▸ WHAT TO WORK ON:
Repeat the records verbatim and leave the pictures out of your copy.

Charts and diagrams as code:
* * *

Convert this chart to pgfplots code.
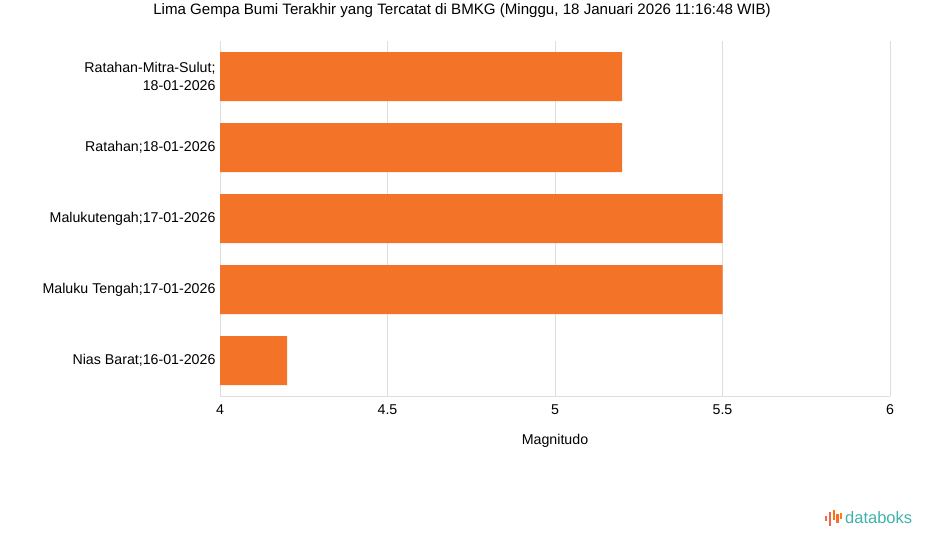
\documentclass[border=0pt]{standalone}
\usepackage{pgfplots}
\pgfplotsset{compat=1.18}
\usepackage{fontspec}
\setmainfont{Liberation Sans}
\definecolor{barorange}{RGB}{243,115,41}
\definecolor{gridgray}{RGB}{222,222,222}
\definecolor{teal}{RGB}{64,178,170}
\definecolor{logored}{RGB}{240,100,80}
\begin{document}
\begin{tikzpicture}[x=1pt,y=1pt]
\useasboundingbox (0,0) rectangle (925,547);
\node[font=\fontsize{15.1}{17}\selectfont] at (462,536) {Lima Gempa Bumi Terakhir yang Tercatat di BMKG (Minggu, 18 Januari 2026 11:16:48 WIB)};
\begin{axis}[
  at={(220pt,151pt)}, anchor=south west,
  scale only axis, width=670pt, height=355pt,
  xbar, bar width=49pt,
  xmin=4, xmax=6, ymin=-0.5, ymax=4.5,
  xtick={4,4.5,5,5.5,6},
  xticklabels={4,4.5,5,5.5,6},
  ytick={0,1,2,3,4},
  yticklabels={Nias Barat;16-01-2026, Maluku Tengah;17-01-2026, Malukutengah;17-01-2026, Ratahan;18-01-2026, {Ratahan-Mitra-Sulut;\\18-01-2026}},
  yticklabel style={align=right, font=\fontsize{14.2}{18}\selectfont, xshift=-1pt},
  xticklabel style={font=\fontsize{14.2}{16}\selectfont, yshift=-5pt},
  xlabel={Magnitudo}, xlabel style={font=\fontsize{14.2}{16}\selectfont, yshift=-13pt},
  major tick length=0pt,
  xmajorgrids, grid style={gridgray, line width=0.8pt},
  axis x line*=bottom, axis y line*=left,
  axis line style={gridgray, line width=0.8pt, -},
  /pgf/number format/assume math mode=true,
]
\addplot[fill=barorange, draw=none, bar shift=0pt] coordinates {(4.2,0) (5.5,1) (5.5,2) (5.2,3) (5.2,4)};
\end{axis}
% databoks logo
\begin{scope}[shift={(825,21)}]
\fill[logored!80!orange] (0,5) rectangle (2.2,10);
\fill[logored] (3.8,0) rectangle (6,14);
\fill[orange!90!red] (7.6,6) rectangle (9.8,16);
\fill[logored!70!orange] (11.4,3) rectangle (13.6,12);
\fill[orange] (15.2,7) rectangle (17.4,13);
\end{scope}
\node[anchor=west, text=teal, font=\fontsize{16.5}{18}\selectfont, inner sep=0pt] at (845,29) {databoks};
\end{tikzpicture}
\end{document}
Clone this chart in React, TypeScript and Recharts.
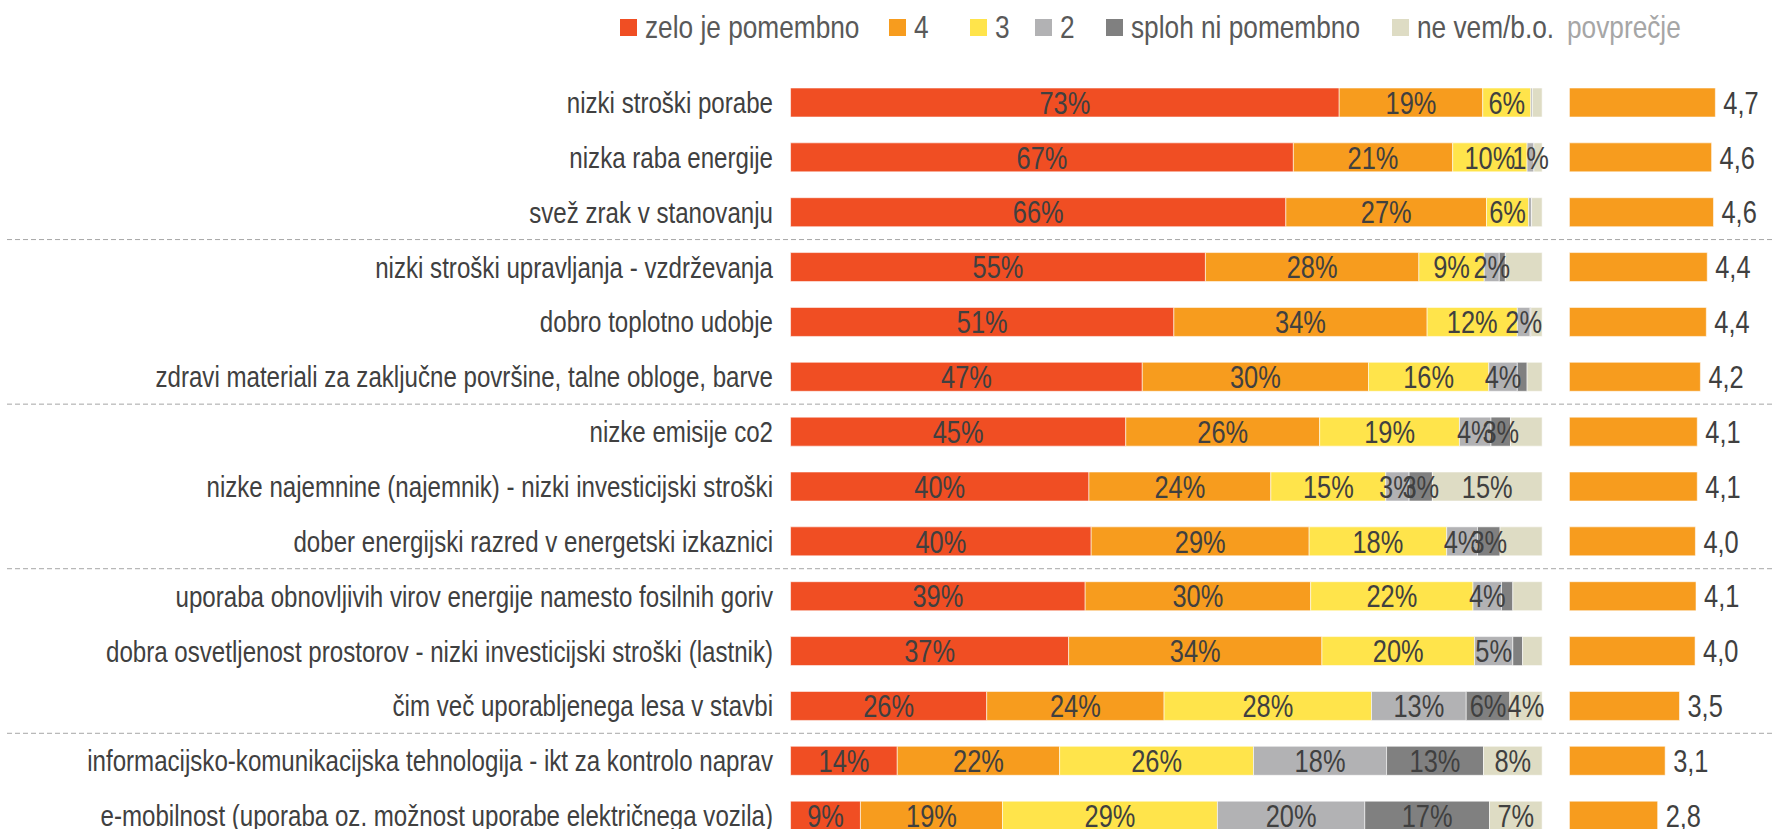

* * *

▸ SOLUTION TO THIS PROBLEM:
Convert this chart to pgfplots code.
\documentclass[border=0pt]{standalone}
\usepackage{pgfplots}
\pgfplotsset{compat=1.18}
\usepackage{fontspec}
\setmainfont{Liberation Sans}
\definecolor{barorange}{RGB}{243,115,41}
\definecolor{gridgray}{RGB}{222,222,222}
\definecolor{teal}{RGB}{64,178,170}
\definecolor{logored}{RGB}{240,100,80}
\begin{document}
\begin{tikzpicture}[x=1pt,y=1pt]
\useasboundingbox (0,0) rectangle (925,547);
\node[font=\fontsize{15.1}{17}\selectfont] at (462,536) {Lima Gempa Bumi Terakhir yang Tercatat di BMKG (Minggu, 18 Januari 2026 11:16:48 WIB)};
\begin{axis}[
  at={(220pt,151pt)}, anchor=south west,
  scale only axis, width=670pt, height=355pt,
  xbar, bar width=49pt,
  xmin=4, xmax=6, ymin=-0.5, ymax=4.5,
  xtick={4,4.5,5,5.5,6},
  xticklabels={4,4.5,5,5.5,6},
  ytick={0,1,2,3,4},
  yticklabels={Nias Barat;16-01-2026, Maluku Tengah;17-01-2026, Malukutengah;17-01-2026, Ratahan;18-01-2026, {Ratahan-Mitra-Sulut;\\18-01-2026}},
  yticklabel style={align=right, font=\fontsize{14.2}{18}\selectfont, xshift=-1pt},
  xticklabel style={font=\fontsize{14.2}{16}\selectfont, yshift=-5pt},
  xlabel={Magnitudo}, xlabel style={font=\fontsize{14.2}{16}\selectfont, yshift=-13pt},
  major tick length=0pt,
  xmajorgrids, grid style={gridgray, line width=0.8pt},
  axis x line*=bottom, axis y line*=left,
  axis line style={gridgray, line width=0.8pt, -},
  /pgf/number format/assume math mode=true,
]
\addplot[fill=barorange, draw=none, bar shift=0pt] coordinates {(4.2,0) (5.5,1) (5.5,2) (5.2,3) (5.2,4)};
\end{axis}
% databoks logo
\begin{scope}[shift={(825,21)}]
\fill[logored!80!orange] (0,5) rectangle (2.2,10);
\fill[logored] (3.8,0) rectangle (6,14);
\fill[orange!90!red] (7.6,6) rectangle (9.8,16);
\fill[logored!70!orange] (11.4,3) rectangle (13.6,12);
\fill[orange] (15.2,7) rectangle (17.4,13);
\end{scope}
\node[anchor=west, text=teal, font=\fontsize{16.5}{18}\selectfont, inner sep=0pt] at (845,29) {databoks};
\end{tikzpicture}
\end{document}
Clone this chart in React, TypeScript and Recharts.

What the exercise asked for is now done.